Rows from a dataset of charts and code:
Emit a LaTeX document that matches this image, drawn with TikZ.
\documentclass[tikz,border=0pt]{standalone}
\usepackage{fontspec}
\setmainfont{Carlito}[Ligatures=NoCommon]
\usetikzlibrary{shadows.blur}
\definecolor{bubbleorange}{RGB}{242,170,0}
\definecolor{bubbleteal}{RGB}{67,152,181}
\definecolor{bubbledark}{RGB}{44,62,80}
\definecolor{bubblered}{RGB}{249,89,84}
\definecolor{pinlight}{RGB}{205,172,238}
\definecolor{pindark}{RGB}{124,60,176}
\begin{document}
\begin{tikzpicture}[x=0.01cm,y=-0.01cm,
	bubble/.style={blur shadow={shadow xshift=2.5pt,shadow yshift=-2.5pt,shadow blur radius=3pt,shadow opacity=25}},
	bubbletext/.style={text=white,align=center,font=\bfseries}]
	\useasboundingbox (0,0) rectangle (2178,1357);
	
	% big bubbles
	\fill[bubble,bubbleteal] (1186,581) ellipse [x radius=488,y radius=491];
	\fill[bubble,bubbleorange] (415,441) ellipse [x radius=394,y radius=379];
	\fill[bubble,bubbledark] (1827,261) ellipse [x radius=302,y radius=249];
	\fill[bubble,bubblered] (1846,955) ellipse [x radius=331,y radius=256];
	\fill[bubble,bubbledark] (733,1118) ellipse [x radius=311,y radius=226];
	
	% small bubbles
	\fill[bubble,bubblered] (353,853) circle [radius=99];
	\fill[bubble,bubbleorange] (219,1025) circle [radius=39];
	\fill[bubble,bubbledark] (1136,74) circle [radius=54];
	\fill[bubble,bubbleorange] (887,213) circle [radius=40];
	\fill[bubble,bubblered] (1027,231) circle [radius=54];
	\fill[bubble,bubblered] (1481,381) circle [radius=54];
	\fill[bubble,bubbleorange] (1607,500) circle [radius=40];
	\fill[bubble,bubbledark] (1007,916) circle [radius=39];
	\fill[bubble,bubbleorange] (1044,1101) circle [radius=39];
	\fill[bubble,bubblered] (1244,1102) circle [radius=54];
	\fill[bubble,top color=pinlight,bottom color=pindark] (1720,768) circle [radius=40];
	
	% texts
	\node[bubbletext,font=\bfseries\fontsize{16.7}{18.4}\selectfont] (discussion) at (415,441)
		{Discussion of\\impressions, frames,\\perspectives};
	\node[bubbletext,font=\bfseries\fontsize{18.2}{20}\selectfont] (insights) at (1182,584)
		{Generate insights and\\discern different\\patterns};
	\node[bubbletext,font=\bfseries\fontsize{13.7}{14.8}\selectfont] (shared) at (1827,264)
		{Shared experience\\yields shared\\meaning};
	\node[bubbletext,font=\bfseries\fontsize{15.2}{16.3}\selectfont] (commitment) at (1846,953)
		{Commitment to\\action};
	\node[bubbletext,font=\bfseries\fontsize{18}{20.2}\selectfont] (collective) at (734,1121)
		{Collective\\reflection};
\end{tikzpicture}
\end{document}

...

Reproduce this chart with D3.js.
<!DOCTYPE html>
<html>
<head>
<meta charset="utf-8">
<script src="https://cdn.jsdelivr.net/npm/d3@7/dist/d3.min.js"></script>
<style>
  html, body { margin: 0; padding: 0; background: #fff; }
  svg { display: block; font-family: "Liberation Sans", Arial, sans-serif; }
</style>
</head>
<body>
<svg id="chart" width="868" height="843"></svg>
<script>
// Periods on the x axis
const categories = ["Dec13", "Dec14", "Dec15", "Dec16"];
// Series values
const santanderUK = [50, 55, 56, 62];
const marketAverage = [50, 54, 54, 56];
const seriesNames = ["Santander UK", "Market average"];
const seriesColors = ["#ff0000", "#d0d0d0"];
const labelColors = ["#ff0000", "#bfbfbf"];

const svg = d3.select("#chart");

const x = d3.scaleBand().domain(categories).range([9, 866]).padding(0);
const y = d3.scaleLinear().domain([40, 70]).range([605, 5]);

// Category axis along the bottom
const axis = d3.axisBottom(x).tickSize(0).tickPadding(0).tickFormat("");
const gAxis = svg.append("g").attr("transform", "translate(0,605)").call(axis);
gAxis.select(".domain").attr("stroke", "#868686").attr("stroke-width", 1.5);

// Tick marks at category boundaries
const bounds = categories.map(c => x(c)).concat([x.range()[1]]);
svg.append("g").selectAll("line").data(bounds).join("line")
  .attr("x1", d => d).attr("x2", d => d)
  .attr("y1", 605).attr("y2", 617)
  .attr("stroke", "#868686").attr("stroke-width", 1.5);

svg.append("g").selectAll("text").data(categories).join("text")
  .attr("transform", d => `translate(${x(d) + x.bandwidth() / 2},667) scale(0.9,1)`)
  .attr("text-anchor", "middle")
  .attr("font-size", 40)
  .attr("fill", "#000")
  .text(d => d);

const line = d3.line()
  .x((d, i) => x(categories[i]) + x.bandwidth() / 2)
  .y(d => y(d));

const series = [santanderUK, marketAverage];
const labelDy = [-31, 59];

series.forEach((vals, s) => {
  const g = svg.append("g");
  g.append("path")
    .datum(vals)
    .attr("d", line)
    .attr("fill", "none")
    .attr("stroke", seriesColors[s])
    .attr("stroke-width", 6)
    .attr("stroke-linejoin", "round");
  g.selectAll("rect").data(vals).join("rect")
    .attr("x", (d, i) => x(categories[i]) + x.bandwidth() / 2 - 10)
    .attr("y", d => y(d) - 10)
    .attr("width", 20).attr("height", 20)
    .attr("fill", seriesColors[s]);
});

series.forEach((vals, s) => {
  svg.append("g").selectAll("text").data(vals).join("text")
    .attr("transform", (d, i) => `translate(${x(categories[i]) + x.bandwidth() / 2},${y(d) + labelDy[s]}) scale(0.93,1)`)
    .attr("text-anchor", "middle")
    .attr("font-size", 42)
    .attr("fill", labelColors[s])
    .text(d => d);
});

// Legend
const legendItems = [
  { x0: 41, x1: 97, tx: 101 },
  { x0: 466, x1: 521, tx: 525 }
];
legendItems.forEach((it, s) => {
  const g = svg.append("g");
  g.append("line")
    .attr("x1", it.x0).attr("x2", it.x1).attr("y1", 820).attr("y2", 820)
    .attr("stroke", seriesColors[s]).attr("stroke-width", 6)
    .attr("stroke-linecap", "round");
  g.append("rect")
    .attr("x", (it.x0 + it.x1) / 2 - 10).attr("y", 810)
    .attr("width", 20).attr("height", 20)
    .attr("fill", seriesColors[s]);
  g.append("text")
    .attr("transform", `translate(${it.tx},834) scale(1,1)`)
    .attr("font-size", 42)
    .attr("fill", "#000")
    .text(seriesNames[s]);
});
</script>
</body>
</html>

...

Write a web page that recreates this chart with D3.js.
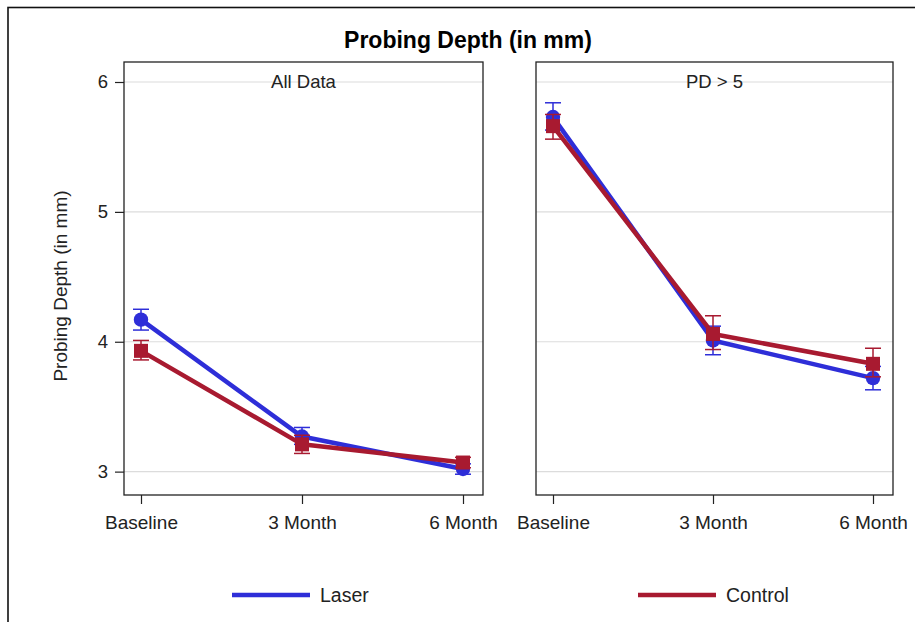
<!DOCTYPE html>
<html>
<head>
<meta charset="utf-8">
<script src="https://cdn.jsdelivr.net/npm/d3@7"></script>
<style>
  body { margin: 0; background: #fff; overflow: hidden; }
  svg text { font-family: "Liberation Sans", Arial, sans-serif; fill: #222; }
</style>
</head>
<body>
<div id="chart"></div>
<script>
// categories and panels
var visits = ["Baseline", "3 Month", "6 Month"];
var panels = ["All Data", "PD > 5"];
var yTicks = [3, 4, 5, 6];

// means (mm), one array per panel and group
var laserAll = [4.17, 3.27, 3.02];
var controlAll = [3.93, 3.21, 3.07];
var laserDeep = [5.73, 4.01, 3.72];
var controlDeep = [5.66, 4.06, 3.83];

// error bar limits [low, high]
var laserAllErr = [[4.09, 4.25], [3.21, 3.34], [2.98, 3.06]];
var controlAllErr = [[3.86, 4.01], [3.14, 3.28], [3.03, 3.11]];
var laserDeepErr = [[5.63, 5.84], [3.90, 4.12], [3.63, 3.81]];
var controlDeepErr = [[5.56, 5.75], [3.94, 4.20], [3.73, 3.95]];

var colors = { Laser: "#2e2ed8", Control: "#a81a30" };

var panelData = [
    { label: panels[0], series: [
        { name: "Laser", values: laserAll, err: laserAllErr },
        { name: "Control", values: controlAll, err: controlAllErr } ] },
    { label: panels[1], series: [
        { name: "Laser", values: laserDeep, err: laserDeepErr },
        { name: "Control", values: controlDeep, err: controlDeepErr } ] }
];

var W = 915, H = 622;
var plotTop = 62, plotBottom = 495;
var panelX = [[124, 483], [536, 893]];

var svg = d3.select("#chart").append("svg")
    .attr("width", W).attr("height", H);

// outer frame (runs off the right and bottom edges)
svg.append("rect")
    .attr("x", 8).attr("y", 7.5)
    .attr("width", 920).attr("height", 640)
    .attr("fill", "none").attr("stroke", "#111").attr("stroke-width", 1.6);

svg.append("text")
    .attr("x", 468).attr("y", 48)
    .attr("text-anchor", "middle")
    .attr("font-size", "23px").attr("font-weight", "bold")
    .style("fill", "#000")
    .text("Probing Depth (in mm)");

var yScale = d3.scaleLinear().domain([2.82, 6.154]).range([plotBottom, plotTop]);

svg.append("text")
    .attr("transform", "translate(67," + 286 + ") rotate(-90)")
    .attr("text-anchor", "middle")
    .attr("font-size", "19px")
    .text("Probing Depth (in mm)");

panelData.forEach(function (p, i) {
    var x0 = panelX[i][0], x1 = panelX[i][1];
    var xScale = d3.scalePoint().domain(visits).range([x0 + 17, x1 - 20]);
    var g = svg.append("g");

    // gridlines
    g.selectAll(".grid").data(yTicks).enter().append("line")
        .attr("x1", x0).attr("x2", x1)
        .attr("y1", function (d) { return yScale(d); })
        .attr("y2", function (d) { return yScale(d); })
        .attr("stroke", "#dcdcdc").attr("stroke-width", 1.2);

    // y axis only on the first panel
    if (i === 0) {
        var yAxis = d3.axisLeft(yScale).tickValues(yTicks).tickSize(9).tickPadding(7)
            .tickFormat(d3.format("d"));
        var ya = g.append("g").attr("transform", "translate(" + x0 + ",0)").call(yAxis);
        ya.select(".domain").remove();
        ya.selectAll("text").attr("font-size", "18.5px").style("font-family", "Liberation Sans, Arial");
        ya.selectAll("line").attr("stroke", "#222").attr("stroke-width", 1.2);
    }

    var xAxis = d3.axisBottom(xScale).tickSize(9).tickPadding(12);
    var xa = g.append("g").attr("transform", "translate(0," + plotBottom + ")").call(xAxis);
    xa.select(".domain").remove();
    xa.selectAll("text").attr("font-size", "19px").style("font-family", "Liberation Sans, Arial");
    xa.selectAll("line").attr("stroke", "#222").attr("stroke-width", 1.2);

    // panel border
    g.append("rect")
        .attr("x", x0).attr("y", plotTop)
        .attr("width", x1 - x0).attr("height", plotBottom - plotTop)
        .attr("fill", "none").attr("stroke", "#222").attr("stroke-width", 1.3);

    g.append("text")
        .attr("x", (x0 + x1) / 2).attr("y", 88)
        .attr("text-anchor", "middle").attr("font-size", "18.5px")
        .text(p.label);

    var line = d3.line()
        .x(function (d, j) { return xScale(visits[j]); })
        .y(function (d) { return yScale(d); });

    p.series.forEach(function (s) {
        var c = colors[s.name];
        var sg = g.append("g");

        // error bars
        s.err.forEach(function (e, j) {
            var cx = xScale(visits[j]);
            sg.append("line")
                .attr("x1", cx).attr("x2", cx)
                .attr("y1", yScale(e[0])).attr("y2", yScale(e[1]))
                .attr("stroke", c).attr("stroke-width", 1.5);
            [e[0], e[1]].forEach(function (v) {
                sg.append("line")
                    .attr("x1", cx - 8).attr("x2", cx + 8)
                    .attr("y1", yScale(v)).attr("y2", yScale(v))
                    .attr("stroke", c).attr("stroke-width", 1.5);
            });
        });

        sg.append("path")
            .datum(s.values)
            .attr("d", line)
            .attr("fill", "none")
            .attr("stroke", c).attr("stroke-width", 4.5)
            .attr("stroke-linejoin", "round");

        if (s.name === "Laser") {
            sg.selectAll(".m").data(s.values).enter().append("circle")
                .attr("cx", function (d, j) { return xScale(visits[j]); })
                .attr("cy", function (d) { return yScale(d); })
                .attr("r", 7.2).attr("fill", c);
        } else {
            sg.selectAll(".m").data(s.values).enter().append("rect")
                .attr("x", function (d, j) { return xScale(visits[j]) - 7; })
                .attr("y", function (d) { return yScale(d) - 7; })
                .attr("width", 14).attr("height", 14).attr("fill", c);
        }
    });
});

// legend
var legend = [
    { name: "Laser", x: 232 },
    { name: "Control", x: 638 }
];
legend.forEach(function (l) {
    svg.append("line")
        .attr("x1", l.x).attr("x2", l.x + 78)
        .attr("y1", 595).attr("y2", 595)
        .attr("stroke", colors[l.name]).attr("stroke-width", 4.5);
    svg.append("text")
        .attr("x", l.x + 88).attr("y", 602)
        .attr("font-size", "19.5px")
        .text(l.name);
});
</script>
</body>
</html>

**GIVEN EXERCISE**
Among the records above, extract exactly the lines from the line with "Emit a LaTeX" to the line with "(1720,768) circle [radius=40];", both lines included, and leave out the rest.

**SOLUTION TO THIS TASK**
Emit a LaTeX document that matches this image, drawn with TikZ.
\documentclass[tikz,border=0pt]{standalone}
\usepackage{fontspec}
\setmainfont{Carlito}[Ligatures=NoCommon]
\usetikzlibrary{shadows.blur}
\definecolor{bubbleorange}{RGB}{242,170,0}
\definecolor{bubbleteal}{RGB}{67,152,181}
\definecolor{bubbledark}{RGB}{44,62,80}
\definecolor{bubblered}{RGB}{249,89,84}
\definecolor{pinlight}{RGB}{205,172,238}
\definecolor{pindark}{RGB}{124,60,176}
\begin{document}
\begin{tikzpicture}[x=0.01cm,y=-0.01cm,
	bubble/.style={blur shadow={shadow xshift=2.5pt,shadow yshift=-2.5pt,shadow blur radius=3pt,shadow opacity=25}},
	bubbletext/.style={text=white,align=center,font=\bfseries}]
	\useasboundingbox (0,0) rectangle (2178,1357);
	
	% big bubbles
	\fill[bubble,bubbleteal] (1186,581) ellipse [x radius=488,y radius=491];
	\fill[bubble,bubbleorange] (415,441) ellipse [x radius=394,y radius=379];
	\fill[bubble,bubbledark] (1827,261) ellipse [x radius=302,y radius=249];
	\fill[bubble,bubblered] (1846,955) ellipse [x radius=331,y radius=256];
	\fill[bubble,bubbledark] (733,1118) ellipse [x radius=311,y radius=226];
	
	% small bubbles
	\fill[bubble,bubblered] (353,853) circle [radius=99];
	\fill[bubble,bubbleorange] (219,1025) circle [radius=39];
	\fill[bubble,bubbledark] (1136,74) circle [radius=54];
	\fill[bubble,bubbleorange] (887,213) circle [radius=40];
	\fill[bubble,bubblered] (1027,231) circle [radius=54];
	\fill[bubble,bubblered] (1481,381) circle [radius=54];
	\fill[bubble,bubbleorange] (1607,500) circle [radius=40];
	\fill[bubble,bubbledark] (1007,916) circle [radius=39];
	\fill[bubble,bubbleorange] (1044,1101) circle [radius=39];
	\fill[bubble,bubblered] (1244,1102) circle [radius=54];
	\fill[bubble,top color=pinlight,bottom color=pindark] (1720,768) circle [radius=40];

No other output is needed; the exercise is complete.